Information shown:
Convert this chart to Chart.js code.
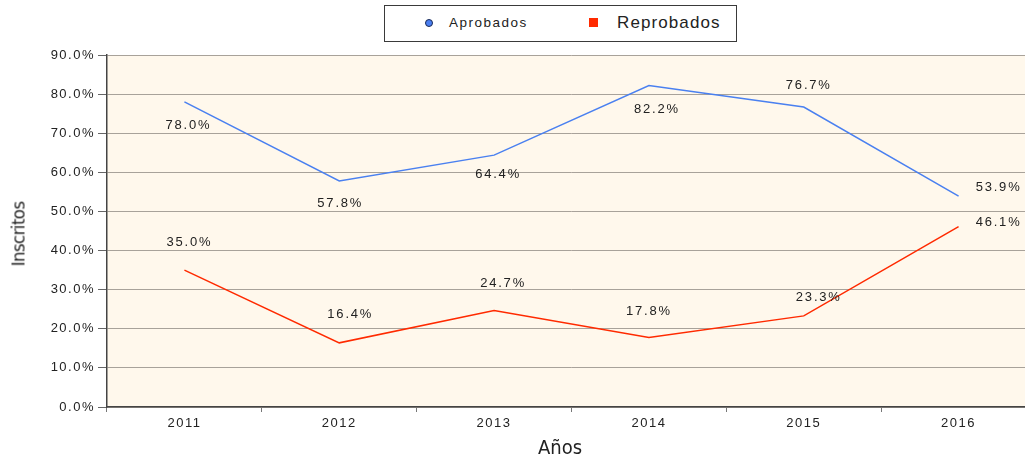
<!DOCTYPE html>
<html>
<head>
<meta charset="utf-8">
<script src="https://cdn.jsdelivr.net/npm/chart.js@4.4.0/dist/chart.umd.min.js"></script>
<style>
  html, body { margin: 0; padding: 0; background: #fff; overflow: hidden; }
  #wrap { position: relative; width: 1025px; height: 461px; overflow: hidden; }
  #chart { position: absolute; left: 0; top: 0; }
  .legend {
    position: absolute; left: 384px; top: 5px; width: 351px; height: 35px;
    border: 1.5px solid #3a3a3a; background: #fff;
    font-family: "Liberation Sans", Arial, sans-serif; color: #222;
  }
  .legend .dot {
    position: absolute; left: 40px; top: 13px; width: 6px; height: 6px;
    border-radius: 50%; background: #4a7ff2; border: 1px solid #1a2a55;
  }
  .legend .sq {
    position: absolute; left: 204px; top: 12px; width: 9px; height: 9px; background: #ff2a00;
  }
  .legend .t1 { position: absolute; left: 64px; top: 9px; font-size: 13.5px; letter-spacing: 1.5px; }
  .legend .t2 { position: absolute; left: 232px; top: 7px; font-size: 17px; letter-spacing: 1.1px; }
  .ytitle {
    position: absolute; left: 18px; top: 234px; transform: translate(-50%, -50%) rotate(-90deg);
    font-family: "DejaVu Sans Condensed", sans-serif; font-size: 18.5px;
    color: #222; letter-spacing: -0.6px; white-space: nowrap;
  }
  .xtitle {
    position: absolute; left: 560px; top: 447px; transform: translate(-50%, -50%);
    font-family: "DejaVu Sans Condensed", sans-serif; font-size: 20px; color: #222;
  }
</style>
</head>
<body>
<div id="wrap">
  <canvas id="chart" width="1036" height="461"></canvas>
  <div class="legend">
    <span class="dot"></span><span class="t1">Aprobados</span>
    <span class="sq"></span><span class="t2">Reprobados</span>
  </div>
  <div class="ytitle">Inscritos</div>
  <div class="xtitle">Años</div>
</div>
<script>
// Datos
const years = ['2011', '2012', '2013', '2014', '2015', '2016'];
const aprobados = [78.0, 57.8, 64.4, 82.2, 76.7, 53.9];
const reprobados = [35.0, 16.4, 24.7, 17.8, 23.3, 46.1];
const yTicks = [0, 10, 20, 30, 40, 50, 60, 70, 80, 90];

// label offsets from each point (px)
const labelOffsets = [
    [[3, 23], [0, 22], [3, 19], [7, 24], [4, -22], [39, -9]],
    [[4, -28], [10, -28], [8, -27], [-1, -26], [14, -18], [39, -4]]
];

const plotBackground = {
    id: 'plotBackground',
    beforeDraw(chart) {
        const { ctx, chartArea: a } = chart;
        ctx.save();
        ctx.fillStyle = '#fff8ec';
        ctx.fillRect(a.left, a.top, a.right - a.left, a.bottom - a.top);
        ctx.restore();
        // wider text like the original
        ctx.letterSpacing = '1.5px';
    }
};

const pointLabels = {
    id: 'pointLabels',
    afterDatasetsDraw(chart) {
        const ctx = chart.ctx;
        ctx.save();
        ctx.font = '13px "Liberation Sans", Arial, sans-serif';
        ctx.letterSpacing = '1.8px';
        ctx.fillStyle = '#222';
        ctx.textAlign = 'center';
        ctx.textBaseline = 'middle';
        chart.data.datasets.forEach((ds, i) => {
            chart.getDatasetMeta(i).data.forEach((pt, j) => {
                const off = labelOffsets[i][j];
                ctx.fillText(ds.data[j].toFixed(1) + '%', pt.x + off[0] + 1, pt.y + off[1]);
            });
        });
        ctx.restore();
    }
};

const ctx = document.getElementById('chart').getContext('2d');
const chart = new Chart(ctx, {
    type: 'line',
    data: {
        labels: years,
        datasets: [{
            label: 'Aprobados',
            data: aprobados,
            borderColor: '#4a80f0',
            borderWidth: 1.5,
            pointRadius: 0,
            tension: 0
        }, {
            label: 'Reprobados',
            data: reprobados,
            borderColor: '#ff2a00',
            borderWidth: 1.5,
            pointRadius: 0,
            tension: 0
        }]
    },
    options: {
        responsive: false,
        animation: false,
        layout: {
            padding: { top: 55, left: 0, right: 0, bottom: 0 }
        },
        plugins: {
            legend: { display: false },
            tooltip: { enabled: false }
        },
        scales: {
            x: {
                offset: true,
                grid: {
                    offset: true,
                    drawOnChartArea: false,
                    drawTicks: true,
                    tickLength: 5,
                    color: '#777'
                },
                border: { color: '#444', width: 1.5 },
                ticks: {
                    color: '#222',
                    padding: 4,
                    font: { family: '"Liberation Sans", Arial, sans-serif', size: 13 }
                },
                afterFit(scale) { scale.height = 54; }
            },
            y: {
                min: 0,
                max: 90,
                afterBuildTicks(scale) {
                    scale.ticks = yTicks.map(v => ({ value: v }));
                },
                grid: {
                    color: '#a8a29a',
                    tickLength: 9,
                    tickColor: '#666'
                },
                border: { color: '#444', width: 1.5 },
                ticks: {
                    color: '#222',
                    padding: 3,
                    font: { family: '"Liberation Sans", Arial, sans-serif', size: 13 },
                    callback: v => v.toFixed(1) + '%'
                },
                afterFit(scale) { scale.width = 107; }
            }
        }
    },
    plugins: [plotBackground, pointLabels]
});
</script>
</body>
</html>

Goal: Output the data above without changes, apart from leaving out the pictures.

Exercise answer:
Convert this chart to Chart.js code.
<!DOCTYPE html>
<html>
<head>
<meta charset="utf-8">
<script src="https://cdn.jsdelivr.net/npm/chart.js@4.4.0/dist/chart.umd.min.js"></script>
<style>
  html, body { margin: 0; padding: 0; background: #fff; overflow: hidden; }
  #wrap { position: relative; width: 1025px; height: 461px; overflow: hidden; }
  #chart { position: absolute; left: 0; top: 0; }
  .legend {
    position: absolute; left: 384px; top: 5px; width: 351px; height: 35px;
    border: 1.5px solid #3a3a3a; background: #fff;
    font-family: "Liberation Sans", Arial, sans-serif; color: #222;
  }
  .legend .dot {
    position: absolute; left: 40px; top: 13px; width: 6px; height: 6px;
    border-radius: 50%; background: #4a7ff2; border: 1px solid #1a2a55;
  }
  .legend .sq {
    position: absolute; left: 204px; top: 12px; width: 9px; height: 9px; background: #ff2a00;
  }
  .legend .t1 { position: absolute; left: 64px; top: 9px; font-size: 13.5px; letter-spacing: 1.5px; }
  .legend .t2 { position: absolute; left: 232px; top: 7px; font-size: 17px; letter-spacing: 1.1px; }
  .ytitle {
    position: absolute; left: 18px; top: 234px; transform: translate(-50%, -50%) rotate(-90deg);
    font-family: "DejaVu Sans Condensed", sans-serif; font-size: 18.5px;
    color: #222; letter-spacing: -0.6px; white-space: nowrap;
  }
  .xtitle {
    position: absolute; left: 560px; top: 447px; transform: translate(-50%, -50%);
    font-family: "DejaVu Sans Condensed", sans-serif; font-size: 20px; color: #222;
  }
</style>
</head>
<body>
<div id="wrap">
  <canvas id="chart" width="1036" height="461"></canvas>
  <div class="legend">
    <span class="dot"></span><span class="t1">Aprobados</span>
    <span class="sq"></span><span class="t2">Reprobados</span>
  </div>
  <div class="ytitle">Inscritos</div>
  <div class="xtitle">Años</div>
</div>
<script>
// Datos
const years = ['2011', '2012', '2013', '2014', '2015', '2016'];
const aprobados = [78.0, 57.8, 64.4, 82.2, 76.7, 53.9];
const reprobados = [35.0, 16.4, 24.7, 17.8, 23.3, 46.1];
const yTicks = [0, 10, 20, 30, 40, 50, 60, 70, 80, 90];

// label offsets from each point (px)
const labelOffsets = [
    [[3, 23], [0, 22], [3, 19], [7, 24], [4, -22], [39, -9]],
    [[4, -28], [10, -28], [8, -27], [-1, -26], [14, -18], [39, -4]]
];

const plotBackground = {
    id: 'plotBackground',
    beforeDraw(chart) {
        const { ctx, chartArea: a } = chart;
        ctx.save();
        ctx.fillStyle = '#fff8ec';
        ctx.fillRect(a.left, a.top, a.right - a.left, a.bottom - a.top);
        ctx.restore();
        // wider text like the original
        ctx.letterSpacing = '1.5px';
    }
};

const pointLabels = {
    id: 'pointLabels',
    afterDatasetsDraw(chart) {
        const ctx = chart.ctx;
        ctx.save();
        ctx.font = '13px "Liberation Sans", Arial, sans-serif';
        ctx.letterSpacing = '1.8px';
        ctx.fillStyle = '#222';
        ctx.textAlign = 'center';
        ctx.textBaseline = 'middle';
        chart.data.datasets.forEach((ds, i) => {
            chart.getDatasetMeta(i).data.forEach((pt, j) => {
                const off = labelOffsets[i][j];
                ctx.fillText(ds.data[j].toFixed(1) + '%', pt.x + off[0] + 1, pt.y + off[1]);
            });
        });
        ctx.restore();
    }
};

const ctx = document.getElementById('chart').getContext('2d');
const chart = new Chart(ctx, {
    type: 'line',
    data: {
        labels: years,
        datasets: [{
            label: 'Aprobados',
            data: aprobados,
            borderColor: '#4a80f0',
            borderWidth: 1.5,
            pointRadius: 0,
            tension: 0
        }, {
            label: 'Reprobados',
            data: reprobados,
            borderColor: '#ff2a00',
            borderWidth: 1.5,
            pointRadius: 0,
            tension: 0
        }]
    },
    options: {
        responsive: false,
        animation: false,
        layout: {
            padding: { top: 55, left: 0, right: 0, bottom: 0 }
        },
        plugins: {
            legend: { display: false },
            tooltip: { enabled: false }
        },
        scales: {
            x: {
                offset: true,
                grid: {
                    offset: true,
                    drawOnChartArea: false,
                    drawTicks: true,
                    tickLength: 5,
                    color: '#777'
                },
                border: { color: '#444', width: 1.5 },
                ticks: {
                    color: '#222',
                    padding: 4,
                    font: { family: '"Liberation Sans", Arial, sans-serif', size: 13 }
                },
                afterFit(scale) { scale.height = 54; }
            },
            y: {
                min: 0,
                max: 90,
                afterBuildTicks(scale) {
                    scale.ticks = yTicks.map(v => ({ value: v }));
                },
                grid: {
                    color: '#a8a29a',
                    tickLength: 9,
                    tickColor: '#666'
                },
                border: { color: '#444', width: 1.5 },
                ticks: {
                    color: '#222',
                    padding: 3,
                    font: { family: '"Liberation Sans", Arial, sans-serif', size: 13 },
                    callback: v => v.toFixed(1) + '%'
                },
                afterFit(scale) { scale.width = 107; }
            }
        }
    },
    plugins: [plotBackground, pointLabels]
});
</script>
</body>
</html>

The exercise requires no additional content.